(GOAL): Copy every line that contains the string "this" from the entries below.

(ITEMS):
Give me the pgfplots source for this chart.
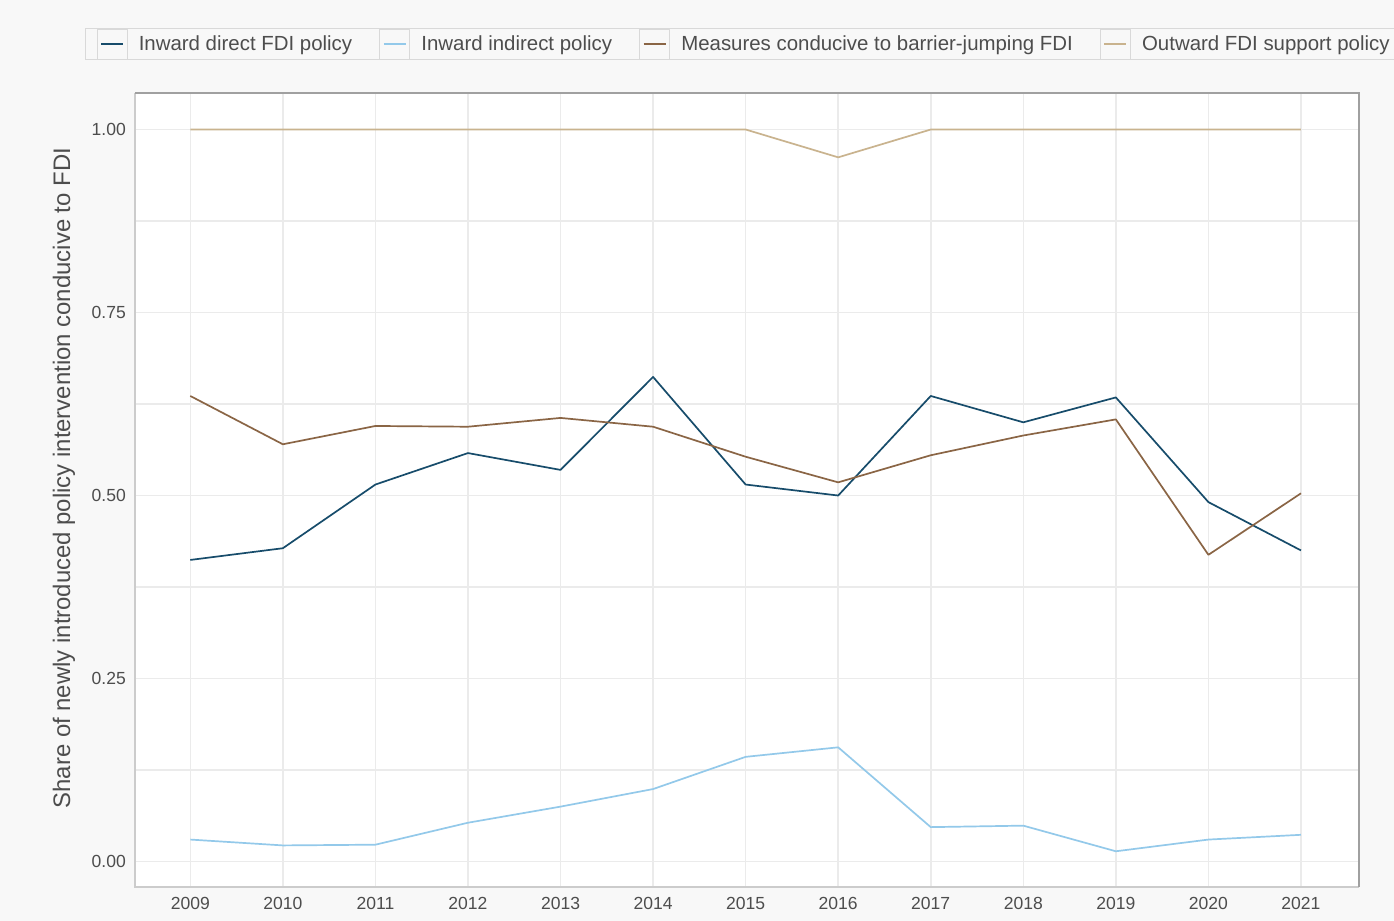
\documentclass[border=0pt]{standalone}
\usepackage{fontspec}
\setmainfont{Liberation Sans}
\usepackage{pgfplots}
\pgfplotsset{compat=1.18}
\definecolor{bg}{HTML}{F8F8F8}
\definecolor{gridc}{HTML}{EBEBEB}
\definecolor{tickc}{HTML}{4D4D4D}
\definecolor{legc}{HTML}{D9D9D9}
\definecolor{bordlight}{HTML}{CCCCCC}
\definecolor{borddark}{HTML}{A0A0A0}
\definecolor{cdirect}{HTML}{174C6B}
\definecolor{cindirect}{HTML}{93C9EA}
\definecolor{cmeasure}{HTML}{8A6545}
\definecolor{coutward}{HTML}{C9B38E}
\begin{document}
\begin{tikzpicture}
\path[use as bounding box, fill=bg] (-135bp,-34bp) rectangle (1259bp,887bp);
\begin{axis}[
  at={(0,0)}, anchor=south west,
  scale only axis, width=1224bp, height=794bp,
  xmin=2008.4025, xmax=2021.627, ymin=-0.0348, ymax=1.0499,
  axis background/.style={fill=white},
  axis line style={draw=none},
  xtick={2009,2010,2011,2012,2013,2014,2015,2016,2017,2018,2019,2020,2021},
  xticklabels={2009,2010,2011,2012,2013,2014,2015,2016,2017,2018,2019,2020,2021},
  ytick={0,0.25,0.5,0.75,1},
  yticklabels={0.00,0.25,0.50,0.75,1.00},
  minor ytick={0.125,0.375,0.625,0.875},
  grid=both,
  major grid style={draw=gridc, line width=1.5bp},
  minor grid style={draw=gridc, line width=1.5bp},
  major tick length=0pt, minor tick length=0pt,
  tick label style={font=\fontsize{17.6}{20}\selectfont, text=tickc},
  yticklabel style={anchor=east, inner sep=0pt, xshift=-9bp},
  xticklabel style={anchor=north, inner sep=0pt, yshift=-10bp},
  ylabel={Share of newly introduced policy intervention conducive to FDI},
  ylabel style={at={(axis description cs:-0.058,0.515)}, anchor=center, rotate=0, font=\fontsize{24}{28}\selectfont, text=tickc},
  legend columns=4,
  legend cell align=left,
  legend style={at={(0,1)}, anchor=north west, xshift=-50bp, yshift=65bp,
    draw=legc, line width=1.2bp, fill=bg, inner xsep=11bp, inner ysep=0pt,
    font=\fontsize{20.5}{24}\selectfont, text=tickc,
    nodes={inner sep=0pt},
    /tikz/every odd column/.append style={column sep=11bp},
    /tikz/every even column/.append style={column sep=27bp}},
  legend image code/.code={
    \draw[draw=legc, fill=bg, line width=1.2bp, solid] (0bp,-15bp) rectangle (30bp,15bp);
    \draw[#1, line width=1.6bp] (4bp,0bp) -- (26bp,0bp);
  },
  every axis plot/.append style={line width=1.7bp, line join=round},
]
\addplot[cdirect] coordinates {
(2009,0.412) (2010,0.428) (2011,0.515) (2012,0.558) (2013,0.535) (2014,0.662) (2015,0.515)
(2016,0.500) (2017,0.636) (2018,0.600) (2019,0.634) (2020,0.491) (2021,0.425)};
\addlegendentry{Inward direct FDI policy}
\addplot[cindirect] coordinates {
(2009,0.030) (2010,0.022) (2011,0.023) (2012,0.053) (2013,0.075) (2014,0.099) (2015,0.143)
(2016,0.156) (2017,0.047) (2018,0.049) (2019,0.014) (2020,0.030) (2021,0.0365)};
\addlegendentry{Inward indirect policy}
\addplot[cmeasure] coordinates {
(2009,0.636) (2010,0.570) (2011,0.595) (2012,0.594) (2013,0.606) (2014,0.594) (2015,0.553)
(2016,0.518) (2017,0.555) (2018,0.582) (2019,0.604) (2020,0.419) (2021,0.503)};
\addlegendentry{Measures conducive to barrier-jumping FDI}
\addplot[coutward] coordinates {
(2009,1) (2010,1) (2011,1) (2012,1) (2013,1) (2014,1) (2015,1)
(2016,0.962) (2017,1) (2018,1) (2019,1) (2020,1) (2021,1)};
\addlegendentry{Outward FDI support policy}
\end{axis}
\draw[draw=bordlight, line width=1.5bp] (0bp,794bp) -- (0bp,0bp) -- (1224bp,0bp);
\draw[draw=borddark, line width=2bp] (0bp,794bp) -- (1224bp,794bp) -- (1224bp,0bp);
\end{tikzpicture}
\end{document}
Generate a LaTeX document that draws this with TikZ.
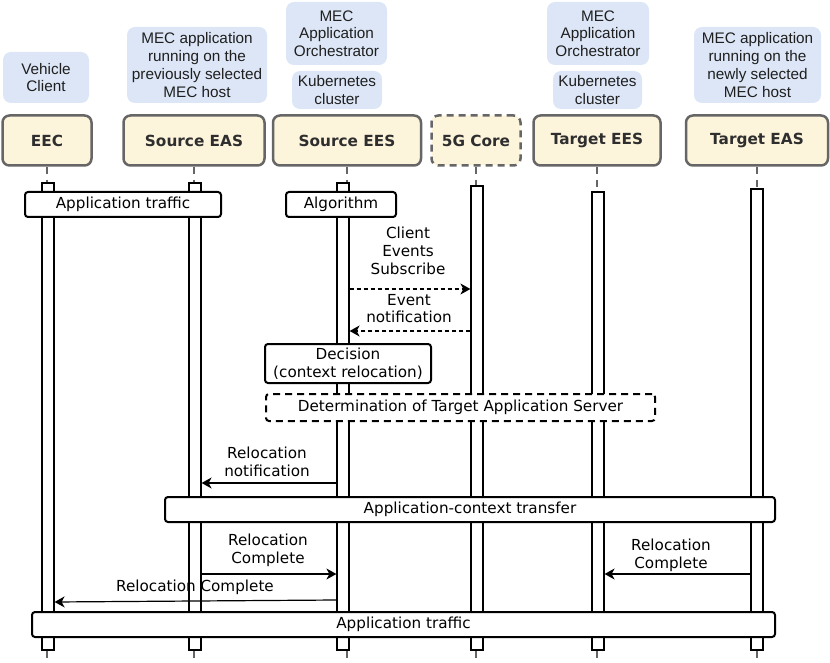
\documentclass[tikz,border=0pt]{standalone}
\usepackage{fontspec}
\setmainfont{DejaVu Sans}
\newfontfamily\annofont{Liberation Sans}
\usetikzlibrary{arrows.meta}
\definecolor{hdrfill}{HTML}{FDF4DC}
\definecolor{hdrborder}{HTML}{666666}
\definecolor{hdrtext}{HTML}{2E2E2E}
\definecolor{annofill}{HTML}{DCE6F6}
\tikzset{
  hdr/.style={draw=hdrborder, line width=2.5pt, fill=hdrfill, rounded corners=7pt, inner sep=0pt,
    font=\fontsize{15.3}{17}\selectfont\bfseries, text=hdrtext},
  anno/.style={fill=annofill, rounded corners=8pt, inner sep=0pt, align=center,
    font=\annofont\fontsize{15.3}{17.7}\selectfont, text=black!88},
  actbar/.style={draw=black, fill=white, line width=1.2pt, inner sep=0pt, minimum width=12pt},
  mbox/.style={draw=black, line width=2pt, fill=white, rounded corners=3pt, inner sep=0pt,
    align=center, font=\fontsize{15.2}{17.5}\selectfont},
  msg/.style={line width=1.2pt, -{Stealth[length=10pt,width=11pt,inset=3pt]}},
  lbl/.style={align=center, inner sep=0pt, font=\fontsize{15.2}{17.7}\selectfont},
  life/.style={draw=hdrborder, line width=2.5pt, dash pattern=on 7pt off 6pt}
}
\begin{document}
\begin{tikzpicture}[x=1pt,y=-1pt]
\useasboundingbox (0,0) rectangle (830,663);
\coordinate (bot) at (0,663);
% annotations
\node[anno, minimum width=86pt, minimum height=51pt] (nVC) at (46,77.5) {Vehicle\\Client};
\node[anno, minimum width=140pt, minimum height=76pt] (nPrev) at (197,65) {MEC application\\running on the\\previously selected\\MEC host};
\node[anno, minimum width=101pt, minimum height=63pt] (nOrchS) at (336.5,33.5) {MEC\\Application\\Orchestrator};
\node[anno, minimum width=90pt, minimum height=38pt] (nKubS) at (337,90) {Kubernetes\\cluster};
\node[anno, minimum width=102pt, minimum height=63pt] (nOrchT) at (598,33.5) {MEC\\Application\\Orchestrator};
\node[anno, minimum width=89pt, minimum height=38pt] (nKubT) at (597.5,90) {Kubernetes\\cluster};
\node[anno, minimum width=127pt, minimum height=76pt] (nNew) at (757.5,65) {MEC application\\running on the\\newly selected\\MEC host};
% headers
\node[hdr, minimum width=89pt, minimum height=50pt] (hEEC) at (47,140.5) {EEC};
\node[hdr, minimum width=141pt, minimum height=50pt] (hSEAS) at (194,140.5) {Source EAS};
\node[hdr, minimum width=148pt, minimum height=50pt] (hSEES) at (347,140.5) {Source EES};
\node[hdr, dashed, dash pattern=on 7pt off 5pt, minimum width=89pt, minimum height=50pt] (h5G) at (476,140.5) {5G Core};
\node[hdr, minimum width=127pt, minimum height=50pt] (hTEES) at (597,140.5) {Target EES};
\node[hdr, minimum width=142pt, minimum height=50pt] (hTEAS) at (757,140.5) {Target EAS};
% activation bars
\node[actbar, minimum height=467pt] (aEEC) at (48,416.5) {};
\node[actbar, minimum height=467pt] (aSEAS) at (195,416.5) {};
\node[actbar, minimum height=467pt] (aSEES) at (343,416.5) {};
\node[actbar, minimum height=464pt] (a5G) at (477,418) {};
\node[actbar, minimum height=458pt] (aTEES) at (598,421) {};
\node[actbar, minimum height=461pt] (aTEAS) at (757,419.5) {};
% lifelines
\foreach \h/\a in {hEEC/aEEC, hSEAS/aSEAS, hSEES/aSEES, h5G/a5G, hTEES/aTEES, hTEAS/aTEAS}{
  \draw[life] (\h.south) -- (\h.south |- \a.north);
  \draw[life] (\h.south |- \a.south) -- (\h.south |- bot);
}
% boxes
\node[mbox, minimum width=196pt, minimum height=25pt] (bTraf1) at (123,204.5) {Application traffic};
\node[mbox, minimum width=110pt, minimum height=25pt] (bAlg) at (341,204.5) {Algorithm};
% messages
\node[lbl] (lSub) at (408,251) {Client\\Events\\Subscribe};
\draw[msg, dashed, dash pattern=on 4pt off 3pt] (aSEES.east |- 0,289) -- (a5G.west |- 0,289);
\node[lbl] (lEvt) at (409,308.5) {Event\\notification};
\draw[msg, dashed, dash pattern=on 4pt off 3pt] (a5G.west |- 0,331) -- (aSEES.east |- 0,331);
\node[mbox, minimum width=166pt, minimum height=39pt, font=\fontsize{15.2}{18}\selectfont] (bDec) at (348,363.5) {Decision\\(context relocation)};
\node[mbox, dashed, dash pattern=on 7pt off 5pt, minimum width=389pt, minimum height=27pt] (bDet) at (460.5,407.5) {Determination of Target Application Server};
\node[lbl] (lRN) at (267,461.5) {Relocation\\notification};
\draw[msg] (aSEES.west |- 0,483) -- (aSEAS.east |- 0,483);
\node[mbox, minimum width=610pt, minimum height=25pt] (bCtx) at (470,509.5) {Application-context transfer};
\node[lbl] (lRC1) at (268,550.5) {Relocation\\Complete};
\draw[msg] (aSEAS.east |- 0,574) -- (aSEES.west |- 0,574);
\node[lbl] (lRC2) at (671,555.5) {Relocation\\Complete};
\draw[msg] (aTEAS.west |- 0,574) -- (aTEES.east |- 0,574);
\node[lbl] (lRC3) at (195,587) {Relocation Complete};
\draw[msg] (aSEES.west |- 0,600) -- (aEEC.east |- 0,602);
\node[mbox, minimum width=743pt, minimum height=25pt] (bTraf2) at (403.5,624.5) {Application traffic};
\end{tikzpicture}
\end{document}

(THE COMPLETED TASK):
Give me the pgfplots source for this chart.
Generate a LaTeX document that draws this with TikZ.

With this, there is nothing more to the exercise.